I also want you to learn how to work hard and earn every glory you get, and know that you deserve it. I want you to see that you don’t have to be in a hurry to grow up, but when you do decide to grow up, in your own sweet time, you don’t have to revert back to being childish again. I want you to learn how to let go and move on, and be strong for the bad things -- which you call battles -- that life will throw at you from time to time. I want you to realize that you don’t have to think of them as battles. Life is not a battlefield, and you are not a soldier. You’re just a girl who wants the world to be happy and peaceful, and who loves books and wants to be a writer.
I want to tell you to write as much as you can, about anything that you want, without being too conscious that you want to be a writer. Don’t dream of becoming a writer; just write. Write a lot. Write anything, and do it in a way that you feel you will never forget.
But who am I to tell you these things? I am not living such a perfect life myself. If anything, I have been only plodding along, halfheartedly taking one step after another, making wishy-washy turns, slipping along the wayside, sometimes being evil, sometimes being timorous, but never ever truly resolute. And though I might try to sound wise, I have to admit that I have not really understood the lessons that I am supposed to learn in the past two decades that I have been trying to learn them. I have the sinking feeling that I am here largely because I have forgotten about you, and now, at this moment, twenty years later, I remember you.

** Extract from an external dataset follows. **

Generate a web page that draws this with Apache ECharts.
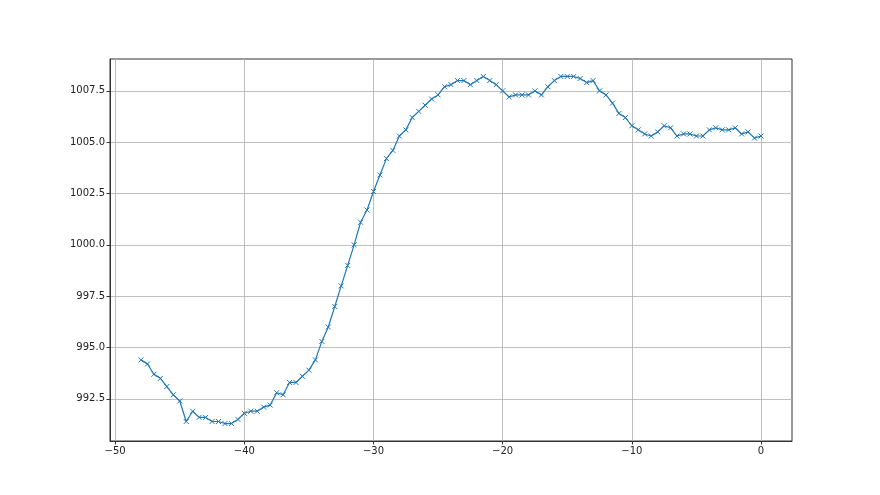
<!DOCTYPE html>
<html><head><meta charset="utf-8">
<script src="https://cdn.jsdelivr.net/npm/echarts@6/dist/echarts.min.js"></script>
<style>html,body{margin:0;padding:0;background:#fff}#c{width:880px;height:495px}</style>
</head><body><div id="c"></div>
<script>
const xValues = [];
for (let i = 0; i <= 96; i++) xValues.push(-48 + i * 0.5);
const yValues = [
994.4,994.2,993.7,993.5,993.1,992.7,992.4,991.4,991.9,991.6,991.6,991.4,991.4,991.3,991.3,991.5,
991.8,991.9,991.9,992.1,992.2,992.8,992.7,993.3,993.3,993.6,993.9,994.4,995.3,996.0,997.0,998.0,
999.0,1000.0,1001.1,1001.7,1002.6,1003.4,1004.2,1004.6,1005.3,1005.6,1006.2,1006.5,1006.8,1007.1,
1007.3,1007.7,1007.8,1008.0,1008.0,1007.8,1008.0,1008.2,1008.0,1007.8,1007.5,1007.2,1007.3,1007.3,
1007.3,1007.5,1007.3,1007.7,1008.0,1008.2,1008.2,1008.2,1008.1,1007.9,1008.0,1007.5,1007.3,1006.9,
1006.4,1006.2,1005.8,1005.6,1005.4,1005.3,1005.5,1005.8,1005.7,1005.3,1005.4,1005.4,1005.3,1005.3,
1005.6,1005.7,1005.6,1005.6,1005.7,1005.4,1005.5,1005.2,1005.3
];
const xTicks = [-50, -40, -30, -20, -10, 0];
const yTicks = [992.5, 995.0, 997.5, 1000.0, 1002.5, 1005.0, 1007.5];

const data = xValues.map((x, i) => [x, yValues[i]]);
const chart = echarts.init(document.getElementById('c'));
const font = {fontFamily: 'DejaVu Sans', fontSize: 10, color: '#222'};
chart.setOption({
  animation: false,
  grid: {left: 110, right: 88, top: 59, bottom: 54, show: true, borderColor: '#333', borderWidth: 1},
  xAxis: {
    type: 'value', min: -50.4, max: 2.4,
    axisLine: {show: true, onZero: false, lineStyle: {color: '#333'}},
    axisTick: {show: true, length: 3.5, customValues: xTicks, lineStyle: {color: '#333'}},
    axisLabel: Object.assign({customValues: xTicks, margin: 5, formatter: v => String(Math.round(v)).replace('-', '\u2212')}, font),
    splitLine: {show: true, lineStyle: {color: '#b0b0b0', width: 0.8}}
  },
  yAxis: {
    type: 'value', min: 990.45, max: 1009.05,
    axisLine: {show: true, onZero: false, lineStyle: {color: '#333'}},
    axisTick: {show: true, length: 3.5, customValues: yTicks, lineStyle: {color: '#333'}},
    axisLabel: Object.assign({customValues: yTicks, margin: 5, formatter: v => v.toFixed(1)}, font),
    splitLine: {show: true, lineStyle: {color: '#b0b0b0', width: 0.8}}
  },
  series: [{
    type: 'line', data: data,
    symbol: 'path://M0,0L10,10M10,0L0,10', symbolSize: 5,
    itemStyle: {color: '#1f77b4', borderColor: '#1f77b4', borderWidth: 1},
    lineStyle: {color: '#1f77b4', width: 1.2},
    showAllSymbol: true
  }]
});
</script></body></html>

Write me a letter. Talk to me. Teach me how to be simple again, to have simple dreams again, to be excited for Christmas again. Teach me how not to be afraid again.
Teach me how to read for enjoyment again and not to break down each sentence with a literary criticism. Teach me how to jump rope again, and play jackstone again, and sing along with commercial jingles again. Teach me how to ride a swing again, and walk in the rain again, and cheer wholeheartedly at games again. Teach me how to sleep soundly again. Teach me to celebrate life again. Teach me to believe again.